Life, the iconic now-defunct American magazine, published an article by John Hersey on May 24 1954 about the state of literacy in the United States. Under the headline Why Do Students Bog Down on First R? A Local Committee Sheds Light on a National Problem: Reading, he urged publishers and creators of reading primers to build excitement in young readers, suggesting the visual masters of the day – Walt Disney, Howard Pyle and Dr Seuss – should take the lead.
A gentleman named William Spaulding of Houghton Mifflin, publisher of Why Can’t Johnny Read?, shared Hersey’s concerns and called upon Geisel – by now a children’s author who had moderate success with McElligot’s Pond as well as And To Think I Saw It On Mulberry Street – to write a new kind of children’s book.
At the end of Why Can’t Johnny Read?, as great literary lore has it, was a list of 300 of the most common words every young reader needed to know. The challenge was to employ the most rudimentary of the words to create a story so simple and different it would enamor and educate the hardest audience on the planet: first graders, to whom the television had just been introduced.
After much frustration and months of solo work, Seuss took the first two words from the list that rhymed and put them together: cat and hat. More than 1,000 drafts later, the unrepentant icon of the post-modern American childhood was born: The Cat In The Hat. Clocking in at just 256 words, it’s a chaotic take on being left to one’s own devices while mother is away, as well as a tale about not opening the door to strangers. This formula proved the perfect set-up for a life’s lesson in dealing with the stresses of the unknown and how to feel capable with one’s own ability to handle language.

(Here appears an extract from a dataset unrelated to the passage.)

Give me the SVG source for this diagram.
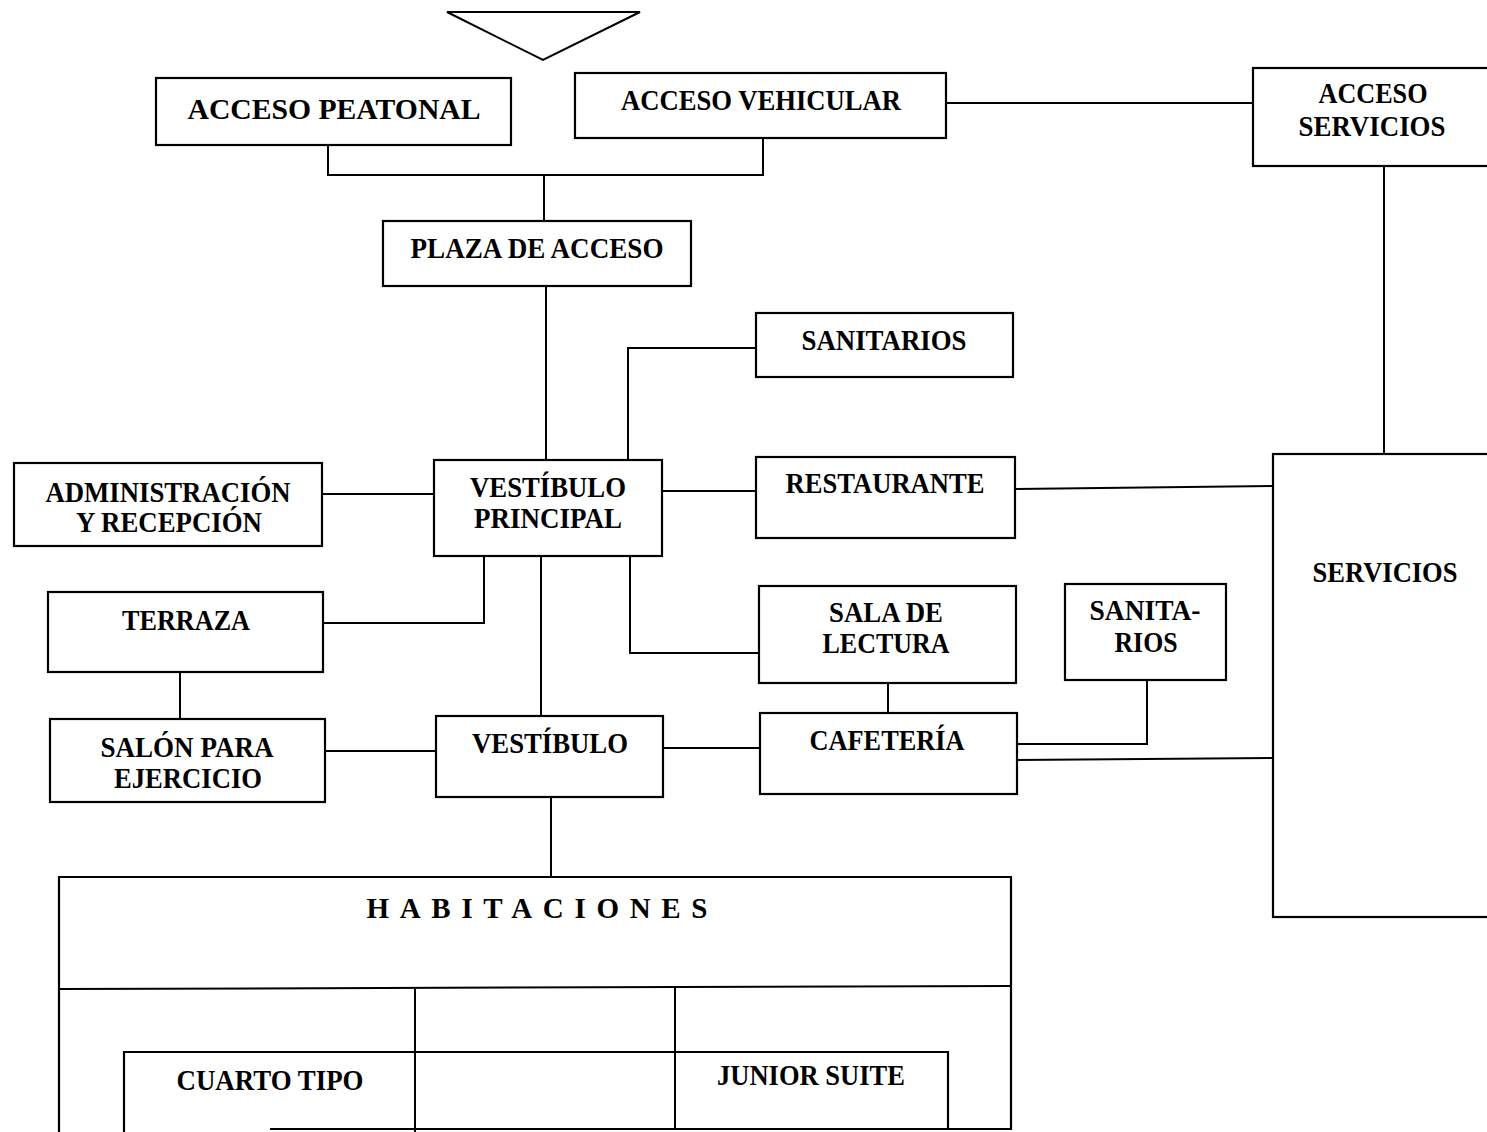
<svg xmlns="http://www.w3.org/2000/svg" width="1487" height="1132" viewBox="0 0 1487 1132">
<style>
.box{fill:none;stroke:#000;stroke-width:2.2}
.ln{fill:none;stroke:#000;stroke-width:2}
text{font-family:"Liberation Serif","Times New Roman",serif;font-weight:bold;font-size:29px;fill:#000;text-anchor:middle}
</style>
<rect width="1487" height="1132" fill="#fff"/>
<g id="connectors">
<polygon class="ln" points="447,12 640,12 543,60"/>
<polyline class="ln" points="328,145 328,175 763,175 763,138"/>
<line class="ln" x1="544" y1="175" x2="544" y2="221"/>
<line class="ln" x1="946" y1="103" x2="1253" y2="103"/>
<line class="ln" x1="1384" y1="166" x2="1384" y2="454"/>
<line class="ln" x1="546" y1="286" x2="546" y2="460"/>
<polyline class="ln" points="756,348 628,348 628,460"/>
<line class="ln" x1="322" y1="494" x2="434" y2="494"/>
<line class="ln" x1="662" y1="491" x2="756" y2="491"/>
<line class="ln" x1="1015" y1="489" x2="1273" y2="486"/>
<polyline class="ln" points="484,556 484,623 323,623"/>
<line class="ln" x1="541" y1="556" x2="541" y2="716"/>
<polyline class="ln" points="630,556 630,653 759,653"/>
<line class="ln" x1="180" y1="672" x2="180" y2="719"/>
<line class="ln" x1="325" y1="751" x2="436" y2="751"/>
<line class="ln" x1="663" y1="748" x2="760" y2="748"/>
<line class="ln" x1="888" y1="683" x2="888" y2="713"/>
<polyline class="ln" points="1017,744 1147,744 1147,680"/>
<line class="ln" x1="1017" y1="760" x2="1274" y2="758"/>
<line class="ln" x1="551" y1="797" x2="551" y2="876"/>
</g>
<g id="acceso-peatonal"><rect class="box" x="156" y="78" width="355" height="67"/><text x="334" y="119" font-size="32" textLength="293" lengthAdjust="spacingAndGlyphs">ACCESO PEATONAL</text></g>
<g id="acceso-vehicular"><rect class="box" x="575" y="73" width="371" height="65"/><text x="761" y="110" font-size="26" textLength="280" lengthAdjust="spacingAndGlyphs">ACCESO VEHICULAR</text></g>
<g id="acceso-servicios"><rect class="box" x="1253" y="68" width="250" height="98"/><text x="1373" y="103" textLength="109" lengthAdjust="spacingAndGlyphs">ACCESO</text><text x="1372" y="136" textLength="147" lengthAdjust="spacingAndGlyphs">SERVICIOS</text></g>
<g id="plaza-de-acceso"><rect class="box" x="383" y="221" width="308" height="65"/><text x="537" y="258" textLength="253" lengthAdjust="spacingAndGlyphs">PLAZA DE ACCESO</text></g>
<g id="sanitarios-1"><rect class="box" x="756" y="313" width="257" height="64"/><text x="884" y="350" textLength="165" lengthAdjust="spacingAndGlyphs">SANITARIOS</text></g>
<g id="administracion"><rect class="box" x="14" y="463" width="308" height="83"/><text x="168" y="502" textLength="245" lengthAdjust="spacingAndGlyphs">ADMINISTRACIÓN</text><text x="169" y="532" textLength="186" lengthAdjust="spacingAndGlyphs">Y RECEPCIÓN</text></g>
<g id="vestibulo-principal"><rect class="box" x="434" y="460" width="228" height="96"/><text x="548" y="497" textLength="156" lengthAdjust="spacingAndGlyphs">VESTÍBULO</text><text x="548" y="528" textLength="148" lengthAdjust="spacingAndGlyphs">PRINCIPAL</text></g>
<g id="restaurante"><rect class="box" x="756" y="457" width="259" height="81"/><text x="885" y="493" textLength="199" lengthAdjust="spacingAndGlyphs">RESTAURANTE</text></g>
<g id="servicios"><rect class="box" x="1273" y="454" width="230" height="463"/><text x="1385" y="582" textLength="145" lengthAdjust="spacingAndGlyphs">SERVICIOS</text></g>
<g id="terraza"><rect class="box" x="48" y="592" width="275" height="80"/><text x="186" y="630" textLength="128" lengthAdjust="spacingAndGlyphs">TERRAZA</text></g>
<g id="sala-de-lectura"><rect class="box" x="759" y="586" width="257" height="97"/><text x="886" y="622" textLength="114" lengthAdjust="spacingAndGlyphs">SALA DE</text><text x="886" y="653" textLength="127" lengthAdjust="spacingAndGlyphs">LECTURA</text></g>
<g id="sanitarios-2"><rect class="box" x="1065" y="584" width="161" height="96"/><text x="1145" y="620" textLength="111" lengthAdjust="spacingAndGlyphs">SANITA-</text><text x="1146" y="652" textLength="63" lengthAdjust="spacingAndGlyphs">RIOS</text></g>
<g id="salon-ejercicio"><rect class="box" x="50" y="719" width="275" height="83"/><text x="187" y="757" textLength="173" lengthAdjust="spacingAndGlyphs">SALÓN PARA</text><text x="188" y="788" textLength="148" lengthAdjust="spacingAndGlyphs">EJERCICIO</text></g>
<g id="vestibulo"><rect class="box" x="436" y="716" width="227" height="81"/><text x="550" y="753" textLength="156" lengthAdjust="spacingAndGlyphs">VESTÍBULO</text></g>
<g id="cafeteria"><rect class="box" x="760" y="713" width="257" height="81"/><text x="887" y="750" textLength="155" lengthAdjust="spacingAndGlyphs">CAFETERÍA</text></g>
<g id="habitaciones">
<path class="box" d="M59,1132 V877 H1011 V1129 H270"/>
<line class="ln" x1="59" y1="989" x2="1011" y2="986"/>
<line class="ln" x1="415" y1="989" x2="415" y2="1132"/>
<line class="ln" x1="675" y1="987" x2="675" y2="1129"/>
<path class="box" d="M124,1132 V1052 H948 V1129"/>
<text x="537" y="918" font-size="34" textLength="341" lengthAdjust="spacing">HABITACIONES</text>
<text x="270" y="1090" textLength="187" lengthAdjust="spacingAndGlyphs">CUARTO TIPO</text>
<text x="811" y="1085" textLength="188" lengthAdjust="spacingAndGlyphs">JUNIOR SUITE</text>
</g>
</svg>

Seuss, throughout his career, also covered Cold War issues in The Butter Battle Book, spoke to the rise of fascism and anti-Semitism in Yurtle The Turtle, and in what is perhaps the most relevant book for our times, The Lorax, he explored the dangers of environmental destruction and greed. On the nature of his writing, Seuss once said: “I like nonsense; it wakes up the brain cells. Fantasy is a necessary ingredient in living. It’s a way of looking at life through the wrong end of a telescope. Which is what I do, and that enables you to laugh at life’s realities.”
As the opening-night realities of Seussical Jr come closer, there are bound to be rough spots – and this, in fact, matters not. Seuss rarely drew a straight line; he drew a practiced one. If the young actors stumble over a word or two, they are paying great homage: the words of Seuss were written to be conquered by the young. Movements are being polished and not every actor is perfect, yet each one is important and has the potential to be a hero off stage. Costumes are being frantically put together with attention, love and whimsy. A borderline frazzled community is getting ready to make their own Who-like contribution to the giant canon of Seuss.
The efforts put forth by Hope School before the curtain has even lifted are tribute enough to the work of Dr Seuss. What happens after is simply imagination at work. Ultimately, Seuss is about stewardship and confidence in one’s own moral imagination: this is reflected in his writings and the communities worldwide that have pushed his work forward. In The Lorax we are reminded: “It is not about what it is, but what it can become.” And that is where the rough magic of youth and the disciplined magic of Seuss lie: simply in their own becoming.
WHO: Cats in hats, Whos, and anyone else Seussically inclined
WHAT: Seussical Jr performance (call 023 217565 or 012 409597 to reserve tickets)
WHERE: ICA Church, #37M Street 16 (off Street 1019), Teuk Thla, Sen Sok; 077 369342
WHEN: 7pm February 7 & 8
WHY: “The more that you read, the more things you will know. The more that you learn, the more places you will go.” – Dr Seuss
Oh, how I wish I could have seen the musical.